Task details:
Repeat all the material exactly; pictures stay out of your copy.

Dataset extract:
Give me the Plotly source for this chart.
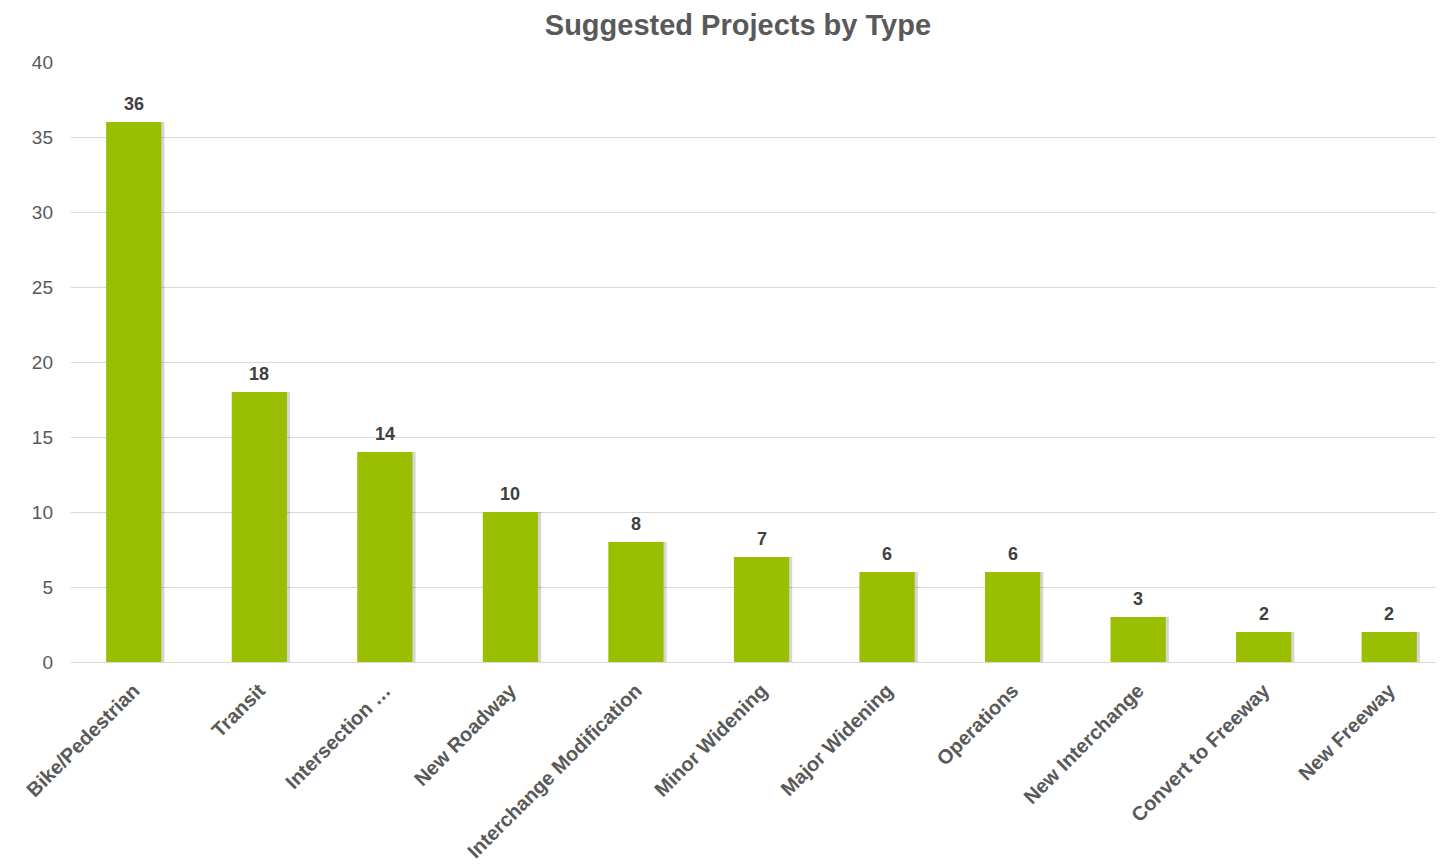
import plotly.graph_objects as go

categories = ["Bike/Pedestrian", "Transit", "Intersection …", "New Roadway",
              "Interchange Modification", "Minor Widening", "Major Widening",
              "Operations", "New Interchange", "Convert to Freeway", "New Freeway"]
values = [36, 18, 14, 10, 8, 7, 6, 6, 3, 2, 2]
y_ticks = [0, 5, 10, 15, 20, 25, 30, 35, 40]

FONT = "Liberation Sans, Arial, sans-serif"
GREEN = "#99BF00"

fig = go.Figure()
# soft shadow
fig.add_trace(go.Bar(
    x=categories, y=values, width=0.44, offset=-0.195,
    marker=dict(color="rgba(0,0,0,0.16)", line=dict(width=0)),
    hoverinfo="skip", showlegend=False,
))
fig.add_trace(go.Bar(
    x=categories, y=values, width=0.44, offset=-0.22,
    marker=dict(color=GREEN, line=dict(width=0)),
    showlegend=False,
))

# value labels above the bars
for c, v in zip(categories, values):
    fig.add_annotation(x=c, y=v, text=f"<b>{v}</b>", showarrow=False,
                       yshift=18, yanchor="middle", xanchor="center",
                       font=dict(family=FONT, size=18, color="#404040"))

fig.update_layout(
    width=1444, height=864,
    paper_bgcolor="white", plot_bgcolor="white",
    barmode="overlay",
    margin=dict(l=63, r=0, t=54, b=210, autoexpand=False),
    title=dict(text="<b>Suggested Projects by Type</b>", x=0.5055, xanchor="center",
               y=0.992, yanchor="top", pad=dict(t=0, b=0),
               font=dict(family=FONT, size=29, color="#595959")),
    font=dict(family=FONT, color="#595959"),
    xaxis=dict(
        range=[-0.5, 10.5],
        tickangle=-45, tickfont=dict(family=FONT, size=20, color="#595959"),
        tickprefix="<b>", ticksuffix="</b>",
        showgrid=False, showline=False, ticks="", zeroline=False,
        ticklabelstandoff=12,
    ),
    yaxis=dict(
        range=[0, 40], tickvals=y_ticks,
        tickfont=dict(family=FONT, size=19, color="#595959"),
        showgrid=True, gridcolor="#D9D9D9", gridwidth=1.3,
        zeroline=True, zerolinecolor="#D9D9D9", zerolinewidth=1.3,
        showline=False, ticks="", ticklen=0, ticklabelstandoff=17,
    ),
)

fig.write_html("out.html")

Complete answer:
Give me the Plotly source for this chart.
import plotly.graph_objects as go

categories = ["Bike/Pedestrian", "Transit", "Intersection …", "New Roadway",
              "Interchange Modification", "Minor Widening", "Major Widening",
              "Operations", "New Interchange", "Convert to Freeway", "New Freeway"]
values = [36, 18, 14, 10, 8, 7, 6, 6, 3, 2, 2]
y_ticks = [0, 5, 10, 15, 20, 25, 30, 35, 40]

FONT = "Liberation Sans, Arial, sans-serif"
GREEN = "#99BF00"

fig = go.Figure()
# soft shadow
fig.add_trace(go.Bar(
    x=categories, y=values, width=0.44, offset=-0.195,
    marker=dict(color="rgba(0,0,0,0.16)", line=dict(width=0)),
    hoverinfo="skip", showlegend=False,
))
fig.add_trace(go.Bar(
    x=categories, y=values, width=0.44, offset=-0.22,
    marker=dict(color=GREEN, line=dict(width=0)),
    showlegend=False,
))

# value labels above the bars
for c, v in zip(categories, values):
    fig.add_annotation(x=c, y=v, text=f"<b>{v}</b>", showarrow=False,
                       yshift=18, yanchor="middle", xanchor="center",
                       font=dict(family=FONT, size=18, color="#404040"))

fig.update_layout(
    width=1444, height=864,
    paper_bgcolor="white", plot_bgcolor="white",
    barmode="overlay",
    margin=dict(l=63, r=0, t=54, b=210, autoexpand=False),
    title=dict(text="<b>Suggested Projects by Type</b>", x=0.5055, xanchor="center",
               y=0.992, yanchor="top", pad=dict(t=0, b=0),
               font=dict(family=FONT, size=29, color="#595959")),
    font=dict(family=FONT, color="#595959"),
    xaxis=dict(
        range=[-0.5, 10.5],
        tickangle=-45, tickfont=dict(family=FONT, size=20, color="#595959"),
        tickprefix="<b>", ticksuffix="</b>",
        showgrid=False, showline=False, ticks="", zeroline=False,
        ticklabelstandoff=12,
    ),
    yaxis=dict(
        range=[0, 40], tickvals=y_ticks,
        tickfont=dict(family=FONT, size=19, color="#595959"),
        showgrid=True, gridcolor="#D9D9D9", gridwidth=1.3,
        zeroline=True, zerolinecolor="#D9D9D9", zerolinewidth=1.3,
        showline=False, ticks="", ticklen=0, ticklabelstandoff=17,
    ),
)

fig.write_html("out.html")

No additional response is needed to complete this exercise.